start
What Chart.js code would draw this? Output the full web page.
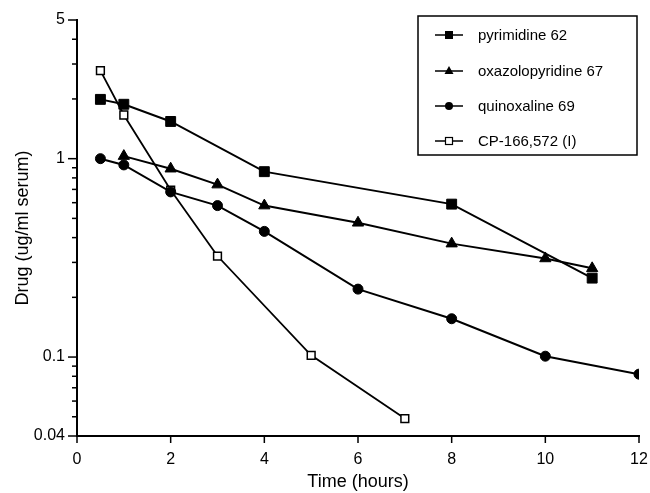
<!DOCTYPE html>
<html>
<head>
<meta charset="utf-8">
<script src="https://cdn.jsdelivr.net/npm/chart.js@4/dist/chart.umd.min.js"></script>
<style>
  html, body { margin: 0; padding: 0; background: #fff; }
  #wrap { width: 650px; height: 493px; }
</style>
</head>
<body>
<div id="wrap"><canvas id="drug"></canvas></div>
<script>
// series values
const pyrTime = [0.5, 1, 2, 4, 8, 11]
const pyrVal = [1.99, 1.88, 1.54, 0.86, 0.59, 0.25]
const oxaTime = [1, 2, 3, 4, 6, 8, 10, 11]
const oxaVal = [1.03, 0.89, 0.74, 0.58, 0.475, 0.373, 0.314, 0.28]
const quiTime = [0.5, 1, 2, 3, 4, 6, 8, 10, 12]
const quiVal = [1.0, 0.93, 0.68, 0.58, 0.43, 0.22, 0.156, 0.101, 0.082]
const cpTime = [0.5, 1, 2, 3, 5, 7]
const cpVal = [2.78, 1.66, 0.695, 0.323, 0.102, 0.049]

const seriesNames = ['pyrimidine 62', 'oxazolopyridine 67', 'quinoxaline 69', 'CP-166,572 (I)']
const yTicks = [0.04, 0.05, 0.06, 0.07, 0.08, 0.09, 0.1, 0.2, 0.3, 0.4, 0.5, 0.6, 0.7, 0.8, 0.9, 1, 2, 3, 4, 5]
const yLabels = [0.04, 0.1, 1, 5]

const FONT = 'Liberation Sans, Arial, Helvetica, sans-serif'

function pts(xs, ys) {
    return xs.map((x, i) => ({ x: x, y: ys[i] }))
}

// outward ticks on both axes, short ones for the minor log ticks
const tickMarks = {
    id: 'tickMarks',
    afterDraw(chart) {
        const ctx = chart.ctx
        const xs = chart.scales.x
        const ys = chart.scales.y
        ctx.save()
        ctx.strokeStyle = '#000'
        ctx.lineWidth = 1.5
        ys.ticks.forEach(t => {
            const py = ys.getPixelForValue(t.value)
            const len = yLabels.includes(t.value) ? 9 : 5
            ctx.beginPath()
            ctx.moveTo(ys.right - len, py)
            ctx.lineTo(ys.right, py)
            ctx.stroke()
        })
        xs.ticks.forEach(t => {
            const px = xs.getPixelForValue(t.value)
            ctx.beginPath()
            ctx.moveTo(px, xs.top)
            ctx.lineTo(px, xs.top + 7)
            ctx.stroke()
        })
        ctx.restore()
    }
}

// boxed legend with line + marker like the original
const boxLegend = {
    id: 'boxLegend',
    afterDraw(chart) {
        const ctx = chart.ctx
        ctx.save()
        ctx.strokeStyle = '#000'
        ctx.fillStyle = '#fff'
        ctx.lineWidth = 1.5
        ctx.fillRect(418, 16, 219, 139)
        ctx.strokeRect(418, 16, 219, 139)
        const rows = [35, 71, 106, 141]
        chart.data.datasets.forEach((ds, i) => {
            const y = rows[i]
            ctx.lineWidth = 1.5
            ctx.strokeStyle = '#000'
            ctx.beginPath()
            ctx.moveTo(435, y)
            ctx.lineTo(463, y)
            ctx.stroke()
            const cx = 449
            ctx.fillStyle = '#000'
            ctx.beginPath()
            if (ds.pointStyle === 'rect' && ds.pointBackgroundColor === '#000') {
                ctx.fillRect(cx - 4, y - 4, 8, 8)
            } else if (ds.pointStyle === 'triangle') {
                ctx.moveTo(cx, y - 5)
                ctx.lineTo(cx + 4.5, y + 3)
                ctx.lineTo(cx - 4.5, y + 3)
                ctx.closePath()
                ctx.fill()
            } else if (ds.pointStyle === 'circle') {
                ctx.arc(cx, y, 4, 0, Math.PI * 2)
                ctx.fill()
            } else {
                ctx.fillStyle = '#fff'
                ctx.fillRect(cx - 3.5, y - 3.5, 7, 7)
                ctx.lineWidth = 1.2
                ctx.strokeRect(cx - 3.5, y - 3.5, 7, 7)
            }
            ctx.fillStyle = '#000'
            ctx.font = '15px ' + FONT
            ctx.textBaseline = 'middle'
            ctx.textAlign = 'left'
            ctx.fillText(seriesNames[i], 478, y + 1)
        })
        ctx.restore()
    }
}

const drugChart = document.getElementById('drug').getContext('2d')
const drug = new Chart(drugChart, {
    type: 'line',
    data: {
        datasets: [{
            label: seriesNames[0],
            data: pts(pyrTime, pyrVal),
            borderColor: '#000',
            borderWidth: 2,
            pointStyle: 'rect',
            pointRadius: 7,
            pointBackgroundColor: '#000',
            pointBorderColor: '#000',
            pointBorderWidth: 1
        }, {
            label: seriesNames[1],
            data: pts(oxaTime, oxaVal),
            borderColor: '#000',
            borderWidth: 2,
            pointStyle: 'triangle',
            pointRadius: 6.5,
            pointBackgroundColor: '#000',
            pointBorderColor: '#000',
            pointBorderWidth: 1
        }, {
            label: seriesNames[2],
            data: pts(quiTime, quiVal),
            borderColor: '#000',
            borderWidth: 2,
            pointStyle: 'circle',
            pointRadius: 5,
            pointBackgroundColor: '#000',
            pointBorderColor: '#000',
            pointBorderWidth: 1
        }, {
            label: seriesNames[3],
            data: pts(cpTime, cpVal),
            borderColor: '#000',
            borderWidth: 1.8,
            pointStyle: 'rect',
            pointRadius: 5.5,
            pointBackgroundColor: '#fff',
            pointBorderColor: '#000',
            pointBorderWidth: 1.5
        }]
    },
    options: {
        responsive: true,
        maintainAspectRatio: false,
        animation: false,
        layout: {
            autoPadding: false,
            padding: { top: 20, right: 11, left: 0, bottom: 0 }
        },
        elements: {
            line: { tension: 0 }
        },
        scales: {
            x: {
                type: 'linear',
                min: 0,
                max: 12,
                afterFit: s => { s.height = 57; s.paddingLeft = 0; s.paddingRight = 0 },
                grid: { display: false, drawTicks: false },
                border: { color: '#000', width: 2 },
                ticks: {
                    stepSize: 2,
                    color: '#000',
                    padding: 14,
                    font: { family: FONT, size: 16 }
                },
                title: {
                    display: true,
                    text: 'Time (hours)',
                    color: '#000',
                    padding: { top: 0, bottom: 0 },
                    font: { family: FONT, size: 18 }
                }
            },
            y: {
                type: 'logarithmic',
                min: 0.04,
                max: 5,
                afterFit: s => { s.width = 77; s.paddingTop = 0; s.paddingBottom = 0 },
                afterBuildTicks: s => { s.ticks = yTicks.map(v => ({ value: v })) },
                grid: { display: false, drawTicks: false },
                border: { color: '#000', width: 2 },
                ticks: {
                    color: '#000',
                    padding: 12,
                    autoSkip: false,
                    font: { family: FONT, size: 16 },
                    callback: v => yLabels.includes(v) ? String(v) : ''
                },
                title: {
                    display: true,
                    text: 'Drug (ug/ml serum)',
                    color: '#000',
                    padding: { top: 12, bottom: 0 },
                    font: { family: FONT, size: 18 }
                }
            }
        },
        plugins: {
            legend: { display: false },
            tooltip: { enabled: false }
        }
    },
    plugins: [tickMarks, boxLegend]
})
</script>
</body>
</html>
end
Leave the pictures out and reproduce exactly the lines from the top of the listing above through the line with "const cpVal = [2.78, 1.66, 0.695, 0.323, 0.102, 0.049]".

What Chart.js code would draw this? Output the full web page.
<!DOCTYPE html>
<html>
<head>
<meta charset="utf-8">
<script src="https://cdn.jsdelivr.net/npm/chart.js@4/dist/chart.umd.min.js"></script>
<style>
  html, body { margin: 0; padding: 0; background: #fff; }
  #wrap { width: 650px; height: 493px; }
</style>
</head>
<body>
<div id="wrap"><canvas id="drug"></canvas></div>
<script>
// series values
const pyrTime = [0.5, 1, 2, 4, 8, 11]
const pyrVal = [1.99, 1.88, 1.54, 0.86, 0.59, 0.25]
const oxaTime = [1, 2, 3, 4, 6, 8, 10, 11]
const oxaVal = [1.03, 0.89, 0.74, 0.58, 0.475, 0.373, 0.314, 0.28]
const quiTime = [0.5, 1, 2, 3, 4, 6, 8, 10, 12]
const quiVal = [1.0, 0.93, 0.68, 0.58, 0.43, 0.22, 0.156, 0.101, 0.082]
const cpTime = [0.5, 1, 2, 3, 5, 7]
const cpVal = [2.78, 1.66, 0.695, 0.323, 0.102, 0.049]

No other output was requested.